1.22

Assume to the contrary that there does exist an $f$, that's continuous everywhere, and $f = \chi_{[0,1]}$ a.e... (From here on out, let's just call it $\chi$.)

We have, $\forall \epsilon > 0,\hspace{0.25cm} \exists \delta > 0$ s.t. $|x - y| < \delta \hspace{0.25cm} \Rightarrow |f(x) - f(y)| < \epsilon$.

Choose $x = 1$ and $\epsilon = \frac{1}{4}$.

We know $\exists \delta > 0$ such that $|f(y) - f(1)| < \frac{1}{4}$ $\forall y \in (1,1+\delta) \hspace{0.25cm} (\dagger$).

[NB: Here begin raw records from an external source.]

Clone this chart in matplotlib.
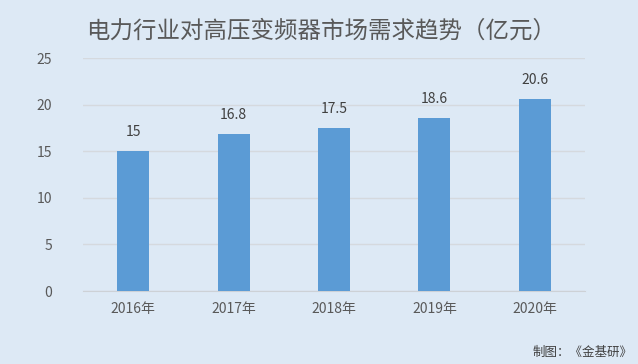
import matplotlib
matplotlib.use("Agg")
import matplotlib.pyplot as plt

plt.rcParams['font.family'] = ['Noto Sans CJK SC', 'DejaVu Sans']

categories = ["2016年", "2017年", "2018年", "2019年", "2020年"]
values = [15, 16.8, 17.5, 18.6, 20.6]
value_labels = ["15", "16.8", "17.5", "18.6", "20.6"]
yticks = [0, 5, 10, 15, 20, 25]

bg = "#dde9f5"
txt = "#595959"

fig = plt.figure(figsize=(6.38, 3.64), dpi=100, facecolor=bg)
ax = fig.add_axes([0.130, 0.2005, 0.787, 0.640], facecolor=bg)

x = list(range(len(categories)))
bars = ax.bar(x, values, width=0.32, color="#5b9bd5", zorder=3)
for xi, v, lab in zip(x, values, value_labels):
    ax.text(xi, v + 1.3, lab, ha="center", va="bottom", fontsize=10, color="#404040")

ax.set_xlim(-0.5, len(categories) - 0.5)
ax.set_ylim(0, 25)
ax.set_yticks(yticks)
ax.set_yticklabels([str(t) for t in yticks], fontsize=10, color=txt)
ax.set_xticks(x)
ax.set_xticklabels(categories, fontsize=10, color=txt)
ax.tick_params(axis="both", length=0)
ax.tick_params(axis="y", pad=22)
ax.tick_params(axis="x", pad=8)
ax.grid(axis="y", color="#d5d9de", linewidth=1, zorder=0)
for s in ["top", "right", "left"]:
    ax.spines[s].set_visible(False)
ax.spines["bottom"].set_color("#cdd1d6")

fig.text(0.504, 0.915, "电力行业对高压变频器市场需求趋势（亿元）", ha="center", va="center",
         fontsize=16.9, color=txt)
fig.text(0.992, 0.033, "制图：《金基研》", ha="right", va="center", fontsize=9, color="#404040")

fig.savefig("out.png", dpi=100, facecolor=bg)
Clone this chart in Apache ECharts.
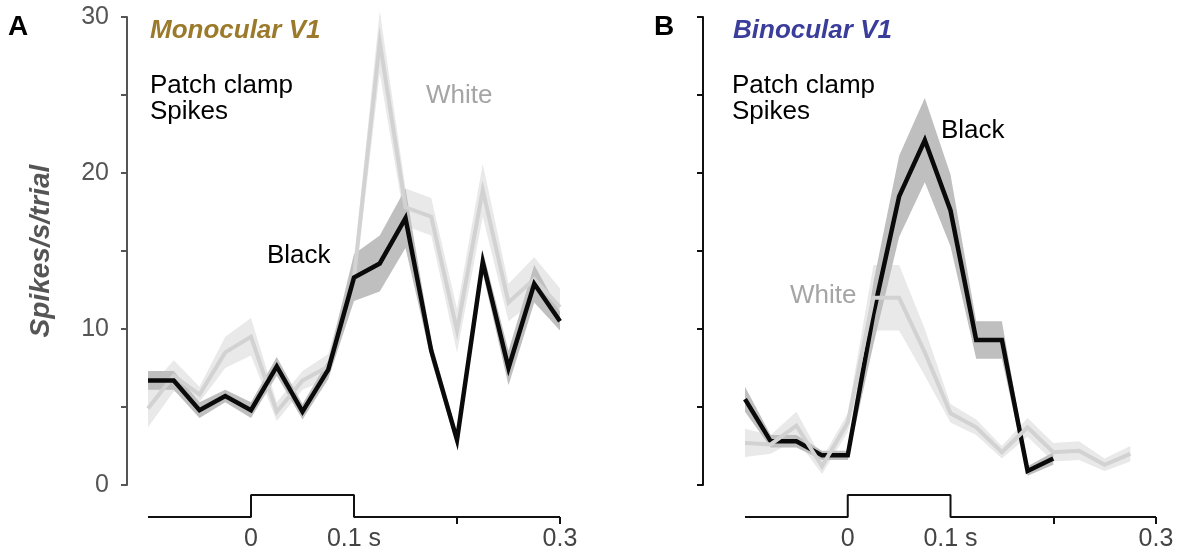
<!DOCTYPE html>
<html>
<head>
<meta charset="utf-8">
<script src="https://cdn.jsdelivr.net/npm/echarts@6/dist/echarts.min.js"></script>
<style>
  html, body { margin: 0; padding: 0; background: #fff; }
  #main { width: 1180px; height: 558px; }
</style>
</head>
<body>
<div id="main"></div>
<script>
// time bins (s)
var timeA = [-0.1, -0.075, -0.05, -0.025, 0, 0.025, 0.05, 0.075, 0.1, 0.125, 0.15, 0.175, 0.2, 0.225, 0.25, 0.275, 0.3];
var timeB = [-0.1, -0.075, -0.05, -0.025, 0, 0.025, 0.05, 0.075, 0.1, 0.125, 0.15, 0.175, 0.2, 0.225, 0.25, 0.275];

// A: monocular V1 (spikes/s/trial, mean and sem)
var blackA    = [6.7, 6.7, 4.8, 5.7, 4.8, 7.6, 4.7, 7.4, 13.3, 14.2, 17.1, 8.6, 2.9, 14.3, 7.5, 12.9, 10.5];
var blackSemA = [0.6, 0.6, 0.5, 0.4, 0.5, 0.6, 0.5, 0.6, 1.5, 1.8, 1.9, 0.6, 0.4, 0.7, 1.1, 1.2, 0.6];
var whiteA    = [4.9, 7.0, 5.8, 8.5, 9.5, 4.7, 6.7, 7.6, 13.3, 28.4, 17.8, 17.2, 9.9, 18.9, 11.7, 13.2, 11.4];
var whiteSemA = [1.2, 1.0, 0.5, 1.0, 1.2, 0.6, 0.6, 0.8, 1.0, 2.0, 1.2, 1.2, 1.4, 1.7, 1.2, 1.4, 1.2];

// B: binocular V1
var blackB    = [5.5, 2.8, 2.8, 1.9, 1.9, 11.0, 18.5, 22.1, 17.6, 9.3, 9.3, 0.9, 1.7];
var blackSemB = [0.8, 0.4, 0.4, 0.3, 0.3, 2.0, 2.6, 2.7, 2.3, 1.2, 1.2, 0.3, 0.4];
var whiteB    = [2.7, 2.6, 3.8, 1.2, 4.0, 12.0, 12.0, 8.5, 4.6, 3.7, 2.1, 3.7, 2.1, 2.2, 1.3, 2.0];
var whiteSemB = [0.9, 0.6, 0.9, 0.5, 0.6, 2.1, 2.1, 1.5, 0.6, 0.5, 0.4, 0.6, 0.6, 0.6, 0.4, 0.5];

// stimulus trace
var stimT = [-0.1, 0, 0, 0.1, 0.1, 0.3];
var stimV = [0, 0, 1, 1, 0, 0];

var yTicks = [0, 10, 20, 30];
var xLabels = {'0': '0', '0.1': '0.1 s', '0.3': '0.3'};

var FONT = "'Liberation Sans', Arial, sans-serif";
var C_BLACK = '#0a0a0a', C_BLACKBAND = '#bfbfbf';
var C_WHITE = '#d2d2d2', C_WHITEBAND = '#e9e9e9';

var dom = document.getElementById('main');
var myChart = echarts.init(dom);

function band(ax, t, m, s, color) {
    return {
        type: 'custom',
        xAxisIndex: ax, yAxisIndex: ax,
        silent: true,
        data: t.map(function (v, i) { return [v, m[i] - s[i], m[i] + s[i]]; }),
        encode: { x: 0, y: [1, 2] },
        renderItem: function (params, api) {
            if (params.dataIndex !== 0) return null;
            var up = [], lo = [];
            for (var i = 0; i < t.length; i++) {
                up.push(api.coord([t[i], m[i] + s[i]]));
                lo.unshift(api.coord([t[i], m[i] - s[i]]));
            }
            return { type: 'polygon', shape: { points: up.concat(lo) }, style: { fill: color } };
        }
    };
}

function line(ax, t, m, color, w) {
    return {
        type: 'line',
        xAxisIndex: ax, yAxisIndex: ax,
        silent: true,
        symbol: 'none',
        data: t.map(function (v, i) { return [v, m[i]]; }),
        lineStyle: { color: color, width: w, join: 'miter', miterLimit: 20 }
    };
}

function stim(ax) {
    return {
        type: 'line',
        xAxisIndex: ax, yAxisIndex: ax,
        silent: true,
        symbol: 'none',
        clip: false,
        data: stimT.map(function (v, i) { return [v, stimV[i]]; }),
        lineStyle: { color: '#111', width: 2 }
    };
}

function dataX(ax) {
    return { gridIndex: ax, type: 'value', min: -0.1, max: 0.3, show: false };
}

function stimX(ax) {
    return {
        gridIndex: ax, type: 'value', min: -0.1, max: 0.3, interval: 0.1,
        axisLine: { show: false, onZero: false },
        splitLine: { show: false },
        axisTick: { show: true, customValues: [0.2, 0.3], length: 7, lineStyle: { color: '#111', width: 2 } },
        axisLabel: {
            customValues: [0, 0.1, 0.3],
            margin: 10,
            fontSize: 25, fontFamily: FONT, color: '#444',
            formatter: function (v) { return xLabels[String(+v.toFixed(2))] || ''; }
        }
    };
}

function dataY(ax, offset, color, labels) {
    var y = {
        gridIndex: ax, type: 'value', min: 0, max: 30, interval: 5,
        offset: offset,
        splitLine: { show: false },
        axisLine: { show: true, onZero: false, lineStyle: { color: color, width: 2 } },
        axisTick: { show: true, length: 6, lineStyle: { color: color, width: 2 } },
        axisLabel: { show: labels, customValues: yTicks, margin: 18, fontSize: 25, fontFamily: FONT, color: '#555' }
    };
    if (labels) {
        y.name = 'Spikes/s/trial';
        y.nameLocation = 'middle';
        y.nameGap = 72;
        y.nameTextStyle = { fontSize: 28, fontFamily: FONT, fontStyle: 'italic', fontWeight: 'bold', color: '#555' };
    }
    return y;
}

function txt(x, y, s, size, color, extra) {
    var st = { text: s, fill: color, font: (extra || '') + ' ' + size + 'px ' + FONT, textVerticalAlign: 'middle', textAlign: 'left' };
    return { type: 'text', x: x, y: y, silent: true, style: st };
}

var option = {
    animation: false,
    backgroundColor: '#fff',
    grid: [
        { left: 148, top: 17, width: 412, height: 468 },
        { left: 148, top: 495, width: 412, height: 22 },
        { left: 745, top: 17, width: 411, height: 468 },
        { left: 745, top: 495, width: 411, height: 22 }
    ],
    xAxis: [dataX(0), stimX(1), dataX(2), stimX(3)],
    yAxis: [
        dataY(0, 21, '#555', true),
        { gridIndex: 1, type: 'value', min: 0, max: 1, show: false },
        dataY(2, 42, '#111', false),
        { gridIndex: 3, type: 'value', min: 0, max: 1, show: false }
    ],
    series: [
        band(0, timeA, whiteA, whiteSemA, C_WHITEBAND),
        band(0, timeA, blackA, blackSemA, C_BLACKBAND),
        line(0, timeA, whiteA, C_WHITE, 4),
        line(0, timeA, blackA, C_BLACK, 4.5),
        stim(1),
        band(2, timeB, whiteB, whiteSemB, C_WHITEBAND),
        band(2, timeB.slice(0, blackB.length), blackB, blackSemB, C_BLACKBAND),
        line(2, timeB.slice(0, blackB.length), blackB, C_BLACK, 4.5),
        line(2, timeB, whiteB, C_WHITE, 4),
        stim(3)
    ],
    graphic: [
        txt(8, 27, 'A', 28, '#000', 'bold'),
        txt(150, 31, 'Monocular V1', 26, '#9c7a2c', 'italic bold'),
        txt(150, 86, 'Patch clamp', 26, '#000'),
        txt(150, 112, 'Spikes', 26, '#000'),
        txt(426, 96, 'White', 26, '#a5a5a5'),
        txt(267, 256, 'Black', 26, '#000'),
        txt(654, 27, 'B', 28, '#000', 'bold'),
        txt(733, 31, 'Binocular V1', 26, '#3a3d99', 'italic bold'),
        txt(732, 86, 'Patch clamp', 26, '#000'),
        txt(732, 112, 'Spikes', 26, '#000'),
        txt(941, 131, 'Black', 26, '#000'),
        txt(790, 296, 'White', 26, '#a5a5a5')
    ]
};

if (option && typeof option === 'object') {
    myChart.setOption(option, true);
}
</script>
</body>
</html>
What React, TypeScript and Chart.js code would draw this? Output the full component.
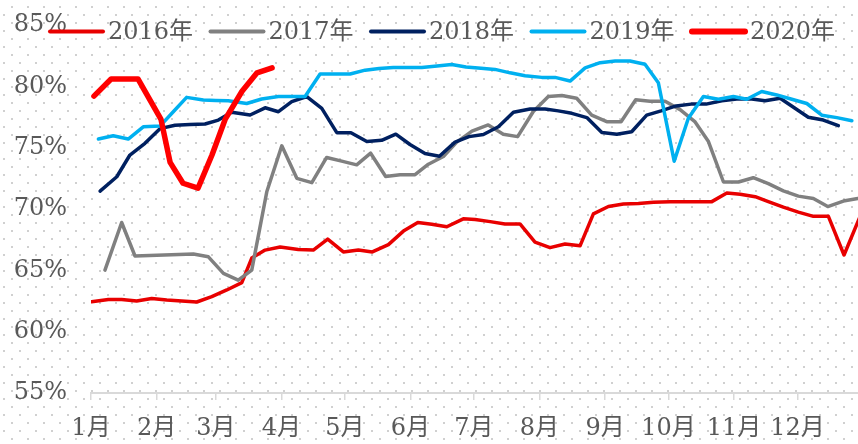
import React, { useEffect, useRef } from 'react';
import { Chart, registerables } from 'chart.js';

Chart.register(...registerables);

const FONT = '"DejaVu Serif", "Noto Sans CJK SC", serif';
const TEXT_COLOR = '#595959';

// x axis: day of year, month starts
const monthDays = [0, 31, 59, 90, 120, 151, 181, 212, 243, 273, 304, 334];
const monthLabels = ['1月', '2月', '3月', '4月', '5月', '6月', '7月', '8月', '9月', '10月', '11月', '12月'];

const seriesNames = ['2016年', '2017年', '2018年', '2019年', '2020年'];

const d2016 = [0.3, 8.2, 14.5, 21.6, 28.7, 35.8, 42.9, 50.0, 57.1, 64.2, 71.3, 76.0, 82.3, 89.4, 98.0, 105.1, 111.9, 119.3, 126.4, 133.0, 140.6, 147.7, 154.5, 161.1, 168.2, 176.0, 181.6, 188.7, 195.7, 202.8, 209.9, 217.0, 224.1, 231.2, 237.5, 244.6, 251.7, 258.8, 265.9, 273.8, 280.9, 288.0, 293.5, 300.6, 306.9, 314.0, 320.2, 327.3, 334.4, 341.5, 348.6, 356.0, 363.1];
const v2016 = [62.44, 62.63, 62.63, 62.5, 62.7, 62.58, 62.5, 62.42, 62.85, 63.4, 64.0, 66.0, 66.65, 66.9, 66.7, 66.65, 67.55, 66.5, 66.65, 66.5, 67.1, 68.2, 68.9, 68.75, 68.55, 69.2, 69.15, 68.97, 68.78, 68.78, 67.3, 66.85, 67.15, 67.0, 69.6, 70.2, 70.4, 70.45, 70.55, 70.6, 70.6, 70.6, 70.6, 71.3, 71.2, 71.0, 70.6, 70.15, 69.75, 69.4, 69.4, 66.25, 69.2];

const d2017 = [6.6, 14.5, 20.8, 48.4, 55.5, 62.6, 69.6, 76.0, 83.1, 90.2, 97.3, 104.4, 111.4, 118.5, 125.6, 132.2, 139.3, 146.1, 153.2, 159.5, 166.6, 172.9, 180.1, 187.8, 194.9, 201.7, 209.1, 216.2, 222.6, 229.6, 236.7, 243.8, 250.6, 257.5, 264.3, 271.4, 278.5, 285.6, 291.9, 299.0, 306.1, 313.1, 320.2, 327.3, 334.4, 341.5, 348.3, 355.7, 362.5];
const v2017 = [65.02, 68.9, 66.17, 66.33, 66.1, 64.75, 64.2, 65.02, 71.4, 75.15, 72.5, 72.15, 74.2, 73.9, 73.6, 74.55, 72.65, 72.8, 72.8, 73.65, 74.28, 75.45, 76.35, 76.85, 76.1, 75.9, 77.95, 79.17, 79.25, 79.03, 77.65, 77.12, 77.12, 78.9, 78.78, 78.78, 78.1, 77.1, 75.5, 72.2, 72.2, 72.55, 72.07, 71.48, 71.05, 70.85, 70.2, 70.65, 70.85];

const d2018 = [4.3, 12.2, 18.4, 25.5, 32.6, 39.7, 46.8, 53.9, 60.2, 66.5, 75.2, 82.3, 88.6, 94.9, 102.0, 109.1, 116.2, 122.9, 130.4, 137.4, 144.1, 150.8, 157.9, 164.7, 172.1, 178.7, 185.5, 192.6, 199.7, 207.6, 214.7, 220.9, 227.3, 234.4, 241.5, 248.6, 255.6, 262.7, 269.5, 276.6, 283.7, 290.8, 298.2, 305.3, 312.4, 318.7, 325.8, 332.1, 339.1, 346.2, 353.3];
const v2018 = [71.46, 72.63, 74.4, 75.35, 76.55, 76.83, 76.88, 76.93, 77.25, 77.88, 77.66, 78.25, 77.93, 78.75, 79.17, 78.2, 76.22, 76.22, 75.5, 75.6, 76.1, 75.26, 74.53, 74.3, 75.45, 75.9, 76.07, 76.7, 77.88, 78.15, 78.15, 78.0, 77.8, 77.45, 76.23, 76.1, 76.3, 77.65, 78.0, 78.4, 78.55, 78.55, 78.83, 78.97, 78.97, 78.83, 79.03, 78.3, 77.48, 77.25, 76.8];

const d2019 = [3.5, 10.5, 17.6, 24.7, 32.6, 38.9, 45.2, 53.1, 59.0, 64.9, 73.6, 80.7, 88.6, 94.6, 101.2, 108.3, 115.4, 122.5, 129.6, 136.2, 142.9, 149.4, 156.4, 163.6, 170.5, 177.3, 184.4, 191.0, 198.1, 205.2, 213.1, 219.4, 226.5, 233.6, 240.7, 247.8, 254.8, 261.9, 268.2, 275.7, 282.4, 289.5, 296.6, 303.7, 310.0, 317.1, 324.2, 331.3, 338.4, 345.5, 352.6, 359.7];
const v2019 = [75.7, 75.97, 75.7, 76.7, 76.76, 77.93, 79.1, 78.88, 78.85, 78.83, 78.6, 78.97, 79.17, 79.17, 79.17, 81.0, 81.0, 81.0, 81.32, 81.45, 81.54, 81.54, 81.54, 81.65, 81.78, 81.58, 81.48, 81.38, 81.1, 80.87, 80.73, 80.73, 80.43, 81.5, 81.93, 82.07, 82.07, 81.8, 80.3, 73.9, 77.4, 79.17, 78.95, 79.17, 78.95, 79.58, 79.3, 78.95, 78.6, 77.65, 77.45, 77.2];

const d2020 = [1.4, 9.5, 15.6, 22.2, 33.1, 37.4, 43.5, 50.6, 57.2, 63.4, 71.4, 78.5, 85.6];
const v2020 = [79.2, 80.6, 80.6, 80.6, 77.3, 73.8, 72.1, 71.7, 74.4, 77.3, 79.6, 81.1, 81.5];

const seriesDays = [d2016, d2017, d2018, d2019, d2020];
const seriesValues = [v2016, v2017, v2018, v2019, v2020];
const seriesColors = ['#E80000', '#808080', '#002060', '#00B0F0', '#FF0000'];
const seriesWidths = [3.5, 3.5, 3.5, 3.5, 5.5];
const legendWidths = [4, 4, 4, 4, 6];

const Y_MIN = 55;
const Y_MAX = 85;
const X_MAX = 362.6;

const backgroundPlugin = {
  id: 'dotBackground',
  beforeDraw(chart: any) {
    const ctx = chart.ctx as CanvasRenderingContext2D;
    const w = chart.width;
    const h = chart.height;
    ctx.save();
    ctx.fillStyle = '#ffffff';
    ctx.fillRect(0, 0, w, h);
    ctx.fillStyle = '#d0d0d0';
    for (let k = 0; 6 + 8 * k < h; k++) {
      const y = 6 + 8 * k;
      const off = k % 2 === 1 ? 3 : 11;
      for (let x = off; x < w; x += 16) {
        ctx.fillRect(x, y, 2, 2);
      }
    }
    ctx.restore();
  },
};

const legendPlugin = {
  id: 'customLegend',
  afterDraw(chart: any) {
    const ctx = chart.ctx as CanvasRenderingContext2D;
    ctx.save();
    ctx.font = `24px ${FONT}`;
    ctx.textBaseline = 'middle';
    ctx.textAlign = 'left';
    const y = 31.5;
    seriesNames.forEach((name, i) => {
      const x0 = 50 + i * 160.5;
      ctx.strokeStyle = seriesColors[i];
      ctx.lineWidth = legendWidths[i];
      ctx.lineCap = 'round';
      ctx.beginPath();
      ctx.moveTo(x0, y);
      ctx.lineTo(x0 + 53, y);
      ctx.stroke();
      ctx.fillStyle = TEXT_COLOR;
      ctx.fillText(name, x0 + 58, y + 1);
    });
    ctx.restore();
  },
};

export default function App() {
  const canvasRef = useRef<HTMLCanvasElement | null>(null);

  useEffect(() => {
    if (!canvasRef.current) return;
    const datasets = seriesNames.map((name, i) => ({
      label: name,
      data: seriesDays[i].map((d, j) => ({ x: d, y: seriesValues[i][j] })),
      borderColor: seriesColors[i],
      backgroundColor: seriesColors[i],
      borderWidth: seriesWidths[i],
      pointRadius: 0,
      pointHoverRadius: 0,
      tension: 0,
      fill: false,
      borderJoinStyle: 'round' as const,
      borderCapStyle: 'round' as const,
      order: 5 - i,
    }));

    const chart = new Chart(canvasRef.current, {
      type: 'line',
      data: { datasets },
      options: {
        responsive: false,
        animation: false,
        layout: { padding: { top: 25, right: 0, left: 0, bottom: 0 } },
        plugins: {
          legend: { display: false },
          tooltip: { enabled: false },
        },
        scales: {
          x: {
            type: 'linear',
            min: 0,
            max: X_MAX,
            afterBuildTicks: (scale: any) => {
              scale.ticks = monthDays.map((v) => ({ value: v }));
            },
            afterFit: (scale: any) => {
              scale.height = 51;
              scale.paddingLeft = 0;
              scale.paddingRight = 0;
            },
            ticks: {
              autoSkip: false,
              maxRotation: 0,
              minRotation: 0,
              padding: 14,
              color: TEXT_COLOR,
              font: { family: FONT, size: 24 },
              callback: (_v: any, index: number) => monthLabels[index],
            },
            grid: {
              drawOnChartArea: false,
              drawTicks: true,
              tickLength: 7,
              color: '#d9d9d9',
              lineWidth: 1.5,
            },
            border: { display: true, color: '#d9d9d9', width: 2 },
          },
          y: {
            min: Y_MIN,
            max: Y_MAX,
            afterFit: (scale: any) => {
              scale.width = 91;
              scale.paddingTop = 0;
              scale.paddingBottom = 0;
            },
            ticks: {
              stepSize: 5,
              padding: 24,
              color: TEXT_COLOR,
              font: { family: FONT, size: 24 },
              callback: (v: any) => `${v}%`,
            },
            grid: { display: false, drawTicks: false },
            border: { display: false },
          },
        },
      },
      plugins: [backgroundPlugin, legendPlugin],
    });
    return () => chart.destroy();
  }, []);

  return (
    <div style={{ position: 'absolute', left: 0, top: 0, width: 858, height: 444 }}>
      <canvas ref={canvasRef} width={858} height={444} style={{ display: 'block' }} />
    </div>
  );
}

Since $f$ is continuous everywhere, we have $\lim_{x \to 1}f(x) = 1 = f(1)$. It follows from $\dagger$ that: $$-\frac{1}{4} < f(y) - 1 < \frac{1}{4}$$ ...thus $$f(y) \in (\frac{3}{4},\frac{5}{4})$$ ...on $(1, 1+\delta)$. This is a contradiction, since $m\big((1, 1+\delta)\big)$ = $\delta$ > 0, and $\chi\big((1, 1+\delta)\big) = \lbrace 0 \rbrace$.